START SUPPLIED DATA
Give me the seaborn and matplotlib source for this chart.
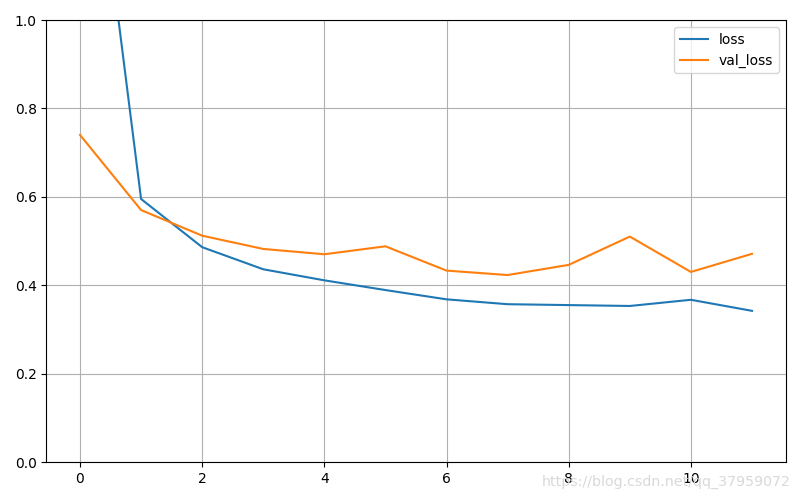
import pandas as pd
import seaborn as sns
import matplotlib.pyplot as plt

epochs = list(range(12))
loss = [1.69, 0.595, 0.486, 0.436, 0.411, 0.389, 0.368, 0.357, 0.355, 0.353, 0.367, 0.342]
val_loss = [0.740, 0.570, 0.512, 0.482, 0.470, 0.488, 0.433, 0.423, 0.446, 0.510, 0.430, 0.471]

df = pd.DataFrame({"loss": loss, "val_loss": val_loss}, index=epochs)
long_df = df.reset_index(names="epoch").melt(id_vars="epoch", var_name="series", value_name="value")

fig = plt.figure(figsize=(8, 5), dpi=100)
ax = fig.add_axes([0.058, 0.076, 0.924, 0.884])

sns.lineplot(data=long_df, x="epoch", y="value", hue="series",
             palette=["#1f77b4", "#ff7f0e"], linewidth=1.5, ax=ax)

ax.set_ylim(0, 1)
ax.set_xlim(-0.55, 11.55)
ax.grid(True, color="#b0b0b0", linewidth=0.8)
ax.set_xlabel("")
ax.set_ylabel("")
ax.legend(loc="upper right", title=None)

# faint watermark at the bottom right, as in the source image
fig.text(0.988, 0.036, "https://blog.csdn.net/qq_37959072", ha="right", va="center",
         fontsize=10.2, color="#d9d9d9")

plt.savefig("out.png", dpi=100)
END SUPPLIED DATA
**PROBLEM**
Copy out the data above exactly, except the pictures.

**CORRECT RESULT**
Give me the seaborn and matplotlib source for this chart.
import pandas as pd
import seaborn as sns
import matplotlib.pyplot as plt

epochs = list(range(12))
loss = [1.69, 0.595, 0.486, 0.436, 0.411, 0.389, 0.368, 0.357, 0.355, 0.353, 0.367, 0.342]
val_loss = [0.740, 0.570, 0.512, 0.482, 0.470, 0.488, 0.433, 0.423, 0.446, 0.510, 0.430, 0.471]

df = pd.DataFrame({"loss": loss, "val_loss": val_loss}, index=epochs)
long_df = df.reset_index(names="epoch").melt(id_vars="epoch", var_name="series", value_name="value")

fig = plt.figure(figsize=(8, 5), dpi=100)
ax = fig.add_axes([0.058, 0.076, 0.924, 0.884])

sns.lineplot(data=long_df, x="epoch", y="value", hue="series",
             palette=["#1f77b4", "#ff7f0e"], linewidth=1.5, ax=ax)

ax.set_ylim(0, 1)
ax.set_xlim(-0.55, 11.55)
ax.grid(True, color="#b0b0b0", linewidth=0.8)
ax.set_xlabel("")
ax.set_ylabel("")
ax.legend(loc="upper right", title=None)

# faint watermark at the bottom right, as in the source image
fig.text(0.988, 0.036, "https://blog.csdn.net/qq_37959072", ha="right", va="center",
         fontsize=10.2, color="#d9d9d9")

plt.savefig("out.png", dpi=100)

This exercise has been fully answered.